Complying with the fierce voice in my head, I shrug off the blankets with a rough kick, and for a minute everything glows in a haze of gold, green and pink, as if the northern lights have just taken up residence in my room. I am no longer sleeping but wide-awake—I can feel myself breathing, hear the night’s sounds outside my window. But the lights are still there, beaming off the walls and every piece of furniture, as if I’m captured in some kind of glittery prism.

Panicked, I throw an arm toward my bedside lamp and freeze.

My hand is glowing.

I look down. My entire body is glowing, like the iridescent scales of some fantastic creature shimmering down my limbs in bands of colored light. All my cells tingle, hearing the call, responding to it just as my people had known I would. Too soon, I think. Too soon. I’d been promised four years. It had been only two.

My confusion spirals as the electricity builds and the room is nearly blindingly gold. Tiny pricks pepper along my spine and the sides of my neck, and I’m thrashing around in bed like a fish out of water. A huge rush of energy slams into me and the light turns into a white-hot dazzling force. Struggling to breathe, I hear the voice. My father’s voice.

Run, Nerissa, run. All is lost. Never return.

1

UNMASKED

“Run!” the voices scream. “RUN, RISSA!”

I can barely hear them over the pounding of blood in my ears as my feet skim over the grass. I’m winded but can sense the others on my left flank, already closing in. I push my feet faster—I must get there before they do or we are lost. In the past few seconds, white netting looms in front of me like a spidery haze, just as a heavy shoulder jolts like a ton of bricks into my side. The breath is knocked out of me as over a hundred pounds of muscle collides into my side with the force of a speeding train. Adrenaline jerks along my limbs and I kick out, blindly swinging the wooden pole in my hand with all the force I can muster. There’s nowhere to run, nowhere to go.

It’s now or never. I have to strike first or the moment’s gone.

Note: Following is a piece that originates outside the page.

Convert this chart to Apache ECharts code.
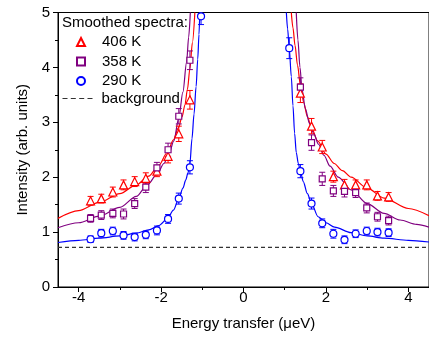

The silence stretches into eternity as the momentum of the assault makes me keel backward, my shoulder dangling limply, and then there is nothing but the feeling of falling until the ground rushes up to meet me with an unforgiving crunch. The only sound around me is the rasp of my own labored groans combining with the wheeze of my opponent’s. Her eyes are as fierce as mine.

Either way, it’s over.

“GOAL!” the crowd cheers wildly just as the buzzer goes off, signaling that it’s halftime. It’s been one of the most intense games we’ve played all season. Bishop’s is the top-seeded field hockey team in Southern California and if they beat us, we’re out. Going into the second half of the game one goal up on them means everything. I roll to my knees, gasping as my cocaptain, center midfielder and best friend, Jenna Pearce, throws herself on top of me, screaming in unbridled delight.